Saturday, March 9, 2013

Did Fidelity National Title act in Good Faith? #2

·         Failure to offer or attempt to effectuate prompt, fair and reasonable evaluation of damages and equitable settlements of claims to insured within a reasonable time where liability is reasonably clear.

I believe that liability was reasonably clear as the claim was actually opened on my behalf by the title department of Fidelity upon discovering (apparently - although I was not provided with the documentation until four years later) that the four "parcels" listed in my prelim and grant deed were not in the seller's grant deed so therefore were not his to grant. How this actually happened is unknown.  And, of course, Fidelity National Title Insurance Company denied responsibility as they did not prepare the grant deed which was prepared I now know by Fidelity National Title Company.  I do wonder though why they would insure a grant deed prepared by someone else??  And the prelim is an offer of insurance and it, too, is prepared by Fidelity National Title Company.  So then since Fidelity National Title Insurance Company did not prepare either of these documents - were they then liable??  Good question.

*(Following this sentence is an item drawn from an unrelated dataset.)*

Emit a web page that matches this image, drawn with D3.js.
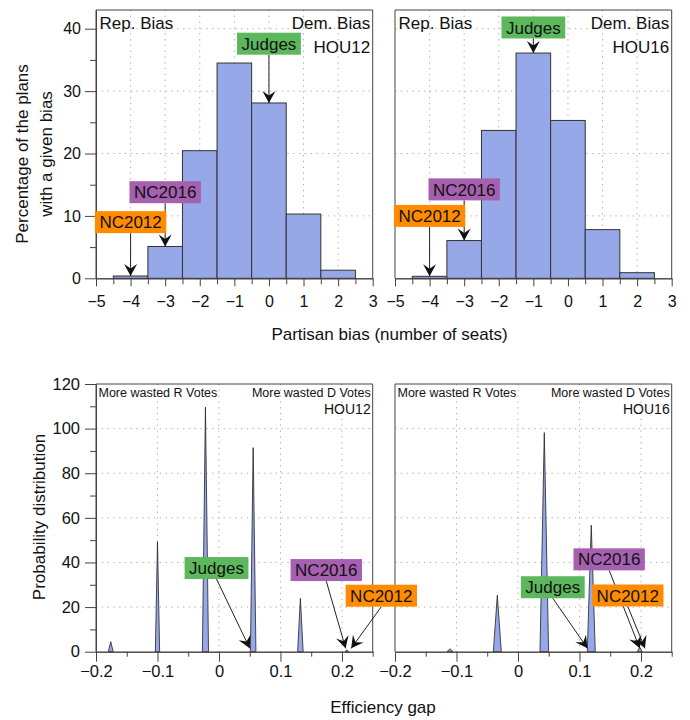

So was the evaluation of damages prompt, fair and reasonable?  Well the loss was discovered in July of 2008 and the first erroneous in my opinion appraisal was completed in May of 2009 and the second in November of 2009.  So is ten months and sixteen months prompt?  I do not think so but then this is just my opinion.  Of course, my claim had to be moved all over the country from claims counsel to claims counsel - and that took a lot of time.  And it took three months to do even the first appraisal.  And the second appraisal was apparently done just to humor me after I had contacted the Department of Insurance.

And was it fair and reasonable??  I believe I have addressed my perceived quality of the two appraisals done by Jim Gibson and Phil Stefan on numerous posts.  No, I do not feel that their evaluation of the loss was either fair or reasonable.